Answer
Brass alloy and Steel alloy
Work Step by Step
Given: cylindrical rod 500 mm long and diameter of 12.7 mm load is 29,000 N no plastic nor elongation of 1.3 mm. (Refer to the given Table (aluminum alloy, brass alloy, copper and steel alloy)
Required: possible candidates for the given condition
Solution: Using Equation 6.1, determine the yield strength, $σ = \frac{F}{A_{0}} = \frac{29,000 N}{π (\frac{12.7 \times 10^{-3} m}{2})^2}= 228.93 MPa \approx 229 MPa$
Aluminum alloy, brass alloy and steel alloy have yield strength greater than 229 MPa, thus possible candidates. Copper does not satisfies this condition.

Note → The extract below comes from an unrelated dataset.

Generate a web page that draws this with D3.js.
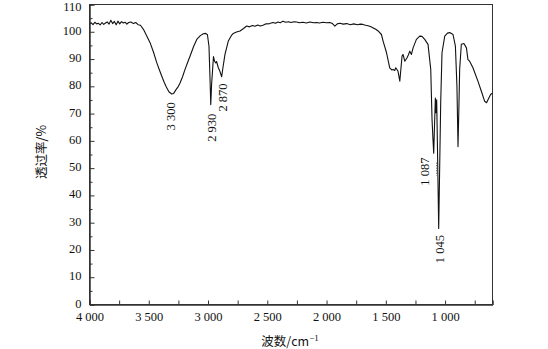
<!DOCTYPE html>
<html><head><meta charset="utf-8">
<script src="https://cdn.jsdelivr.net/npm/d3@7/dist/d3.min.js"></script>
<style>
html,body{margin:0;padding:0;background:#fff;}
svg{display:block;}
</style></head>
<body>
<svg id="chart" width="548" height="349"></svg>
<script>
// ---- data ----
const wavenumbers = [4000,3985,3970,3955,3940,3925,3910,3895,3880,3865,3850,3835,3820,3805,3790,3775,3760,3745,3730,3715,3700,3685,3670,3650,3630,3610,3590,
3570,3545,3516,3489,3460,3432,3410,3390,3370,3354,3330,3306,3290,3270,3250,3236,3215,3194,3170,3152,3120,3095,3065,3040,3020,3005,
2992,2983,2977,2970,2954,2945,2935,2928,2913,2899,2885,2874,2857,2829,2800,2787,2760,2730,2700,2674,2650,2625,2604,2580,2560,2537,
2510,2480,2452,2430,2410,2390,2368,2345,2320,2300,2275,2253,2230,2200,2170,2140,2110,2084,2060,2030,2000,1972,1950,1930,1910,1888,
1860,1830,1800,1770,1740,1715,1694,1670,1650,1630,1610,1585,1565,1537,1523,1494,1467,1450,1439,1425,1416,1397,1382,1363,1355,1340,
1321,1310,1298,1284,1270,1242,1214,1195,1172,1144,1121,1110,1102,1096,1089,1082,1077,1071,1064,1054,1046,1037,1026,1003,980,961,
933,913,900,891,884,877,863,841,820,807,793,765,723,694,666,650,638,616,602];
const transmittance = [102.8,103.3,102.6,103.5,102.9,103.1,102.5,103.4,102.7,103.2,103.6,102.8,104.2,103.0,103.8,102.6,103.9,102.9,103.7,103.2,103.5,102.8,103.4,103.6,103.0,103.4,102.6,
102.4,100.9,98.4,96.0,92.5,88.6,86.0,83.7,81.5,79.9,78.0,77.2,77.4,78.8,80.0,81.2,83.5,86.2,89.0,91.0,94.8,97.2,98.6,99.3,99.4,98.9,
94.7,82.5,73.3,80.6,90.9,89.2,88.6,89.1,86.8,85.4,83.5,86.9,91.7,96.6,98.8,99.4,99.9,100.3,101.2,102.1,101.8,102.3,102.0,102.5,102.1,102.4,
102.9,103.0,103.4,103.1,103.6,103.3,103.9,103.5,103.7,103.4,103.7,103.6,103.3,103.5,103.2,103.6,103.3,103.4,103.2,103.5,103.3,103.4,103.0,102.1,102.9,103.1,
102.8,103.0,102.6,102.9,102.6,102.8,102.7,102.4,102.2,101.9,101.5,100.9,100.3,99.0,96.6,92.3,86.8,86.0,86.2,85.8,86.8,85.5,81.9,91.1,91.7,89.2,
90.5,91.5,92.9,91.7,94.1,97.2,98.4,98.3,97.2,95.4,86.2,67.7,60.4,55.5,65.9,75.7,70.3,75.1,56.7,27.9,49.3,74.0,92.3,98.4,99.5,99.7,
99.0,94.7,80.0,57.9,71.4,86.2,95.4,95.7,94.1,89.8,89.2,86.8,81.9,78.2,74.5,74.0,75.1,77.0,77.5];

const xMajorTicks = [4000,3500,3000,2500,2000,1500,1000];
const xMinorTicks = [3750,3250,2750,2250,1750,1250,750];
const yMajorTicks = [0,10,20,30,40,50,60,70,80,90,100,110];
const yMinorTicks = [5,15,25,35,45,55,65,75,85,95,105];

const peakLabels = ["3 300","2 930","2 870","1 087","1 045"];
const peakLabelWn = [3310,2968,2876,1166,1045];
const peakLabelT = [69.0,64.8,75.9,48.7,20.3];

const xTitle = "波数/cm";
const xTitleSup = "−1";
const yTitle = "透过率/%";

// ---- chart ----
const svg = d3.select("#chart");
const L = 89.5, R = 492.5, T = 4.5, B = 304.5;
const x = d3.scaleLinear().domain([4000, 600]).range([L, R]);
const y = d3.scaleLinear().domain([0, 110]).range([B, T]);
const serif = "'Liberation Serif','Times New Roman',serif";
const fmt = v => d3.format(",")(v).replace(",", " ");

// frame
svg.append("rect").attr("x", L).attr("y", T).attr("width", R - L).attr("height", B - T)
  .attr("fill", "none").attr("stroke", "#333").attr("stroke-width", 1);

// spectrum
const pts = wavenumbers.map((w, i) => [w, transmittance[i]]);
svg.append("path").datum(pts)
  .attr("fill", "none").attr("stroke", "#111").attr("stroke-width", 1.1)
  .attr("stroke-linejoin", "round")
  .attr("d", d3.line().x(d => x(d[0])).y(d => y(d[1])));

// axes
const xAxis = d3.axisBottom(x).tickValues(xMajorTicks).tickSize(-4).tickPadding(8)
  .tickFormat(v => fmt(v));
const gx = svg.append("g").attr("transform", `translate(0,${B})`).call(xAxis);
const gxm = svg.append("g").attr("transform", `translate(0,${B})`)
  .call(d3.axisBottom(x).tickValues(xMinorTicks).tickSize(-4).tickFormat(""));
const yAxis = d3.axisLeft(y).tickValues(yMajorTicks).tickSize(-5).tickPadding(8);
const gy = svg.append("g").attr("transform", `translate(${L},0)`).call(yAxis);
const gym = svg.append("g").attr("transform", `translate(${L},0)`)
  .call(d3.axisLeft(y).tickValues(yMinorTicks).tickSize(-3).tickFormat(""));
[gx, gxm, gy, gym].forEach(g => {
  g.select(".domain").attr("stroke", "#333");
  g.selectAll(".tick line").attr("stroke", "#333");
  g.selectAll("text").attr("font-family", serif).attr("font-size", 12.5).attr("fill", "#111");
});
gy.selectAll(".tick text").attr("dy", d => d === 110 ? "0.45em" : "0.2em");

// peak labels
peakLabels.forEach((t, i) => {
  const px = x(peakLabelWn[i]), py = y(peakLabelT[i]);
  svg.append("text").attr("transform", `translate(${px},${py}) rotate(-90)`)
    .attr("text-anchor", "middle").attr("dominant-baseline", "central")
    .attr("font-family", serif).attr("font-size", 12.5).attr("fill", "#111").text(t);
});
// small dotted leader near 1 087
svg.append("line").attr("x1", x(1071)).attr("x2", x(1071)).attr("y1", y(52)).attr("y2", y(47.3))
  .attr("stroke", "#333").attr("stroke-width", 1).attr("stroke-dasharray", "1,1.5");

// titles
const xt = svg.append("text").attr("x", 290).attr("y", 346).attr("text-anchor", "middle")
  .attr("font-family", "'Noto Sans CJK SC', sans-serif").attr("font-size", 12.5).attr("fill", "#111");
xt.append("tspan").text(xTitle);
xt.append("tspan").attr("font-family", serif).attr("font-size", 9).attr("dy", -5).text(xTitleSup);

svg.append("text").attr("transform", "translate(40,152) rotate(-90)")
  .attr("text-anchor", "middle").attr("dominant-baseline", "central")
  .attr("font-family", "'Noto Sans CJK SC', sans-serif").attr("font-size", 12.5).attr("fill", "#111")
  .text(yTitle);
</script>
</body></html>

Using combination of Equations 6.2 and 6.5, compute the maximum elongation of the three remaining candidates,
$Δl = \frac{σ l_{0}}{E} $
For aluminum alloy, $Δl = \frac{(229 MPa)(500 mm)}{70 \times 10^{3} MPa} = 1.64 mm$ (not a candidate, Δl exceeded 1.3 mm)
For brass alloy, $Δl = \frac{(229 MPa)(500 mm)}{100 \times 10^{3} MPa} = 1.13 mm$ (a candidate, Δl not exceeded 1.3 mm)
For steel alloy, $Δl = \frac{(229 MPa)(500 mm)}{207 \times 10^{3} MPa} = 0.55 mm$ (a candidate, Δl not exceeded 1.3 mm)
Thus, brass alloy and steel alloy satisfy the given conditions and are possible candidates.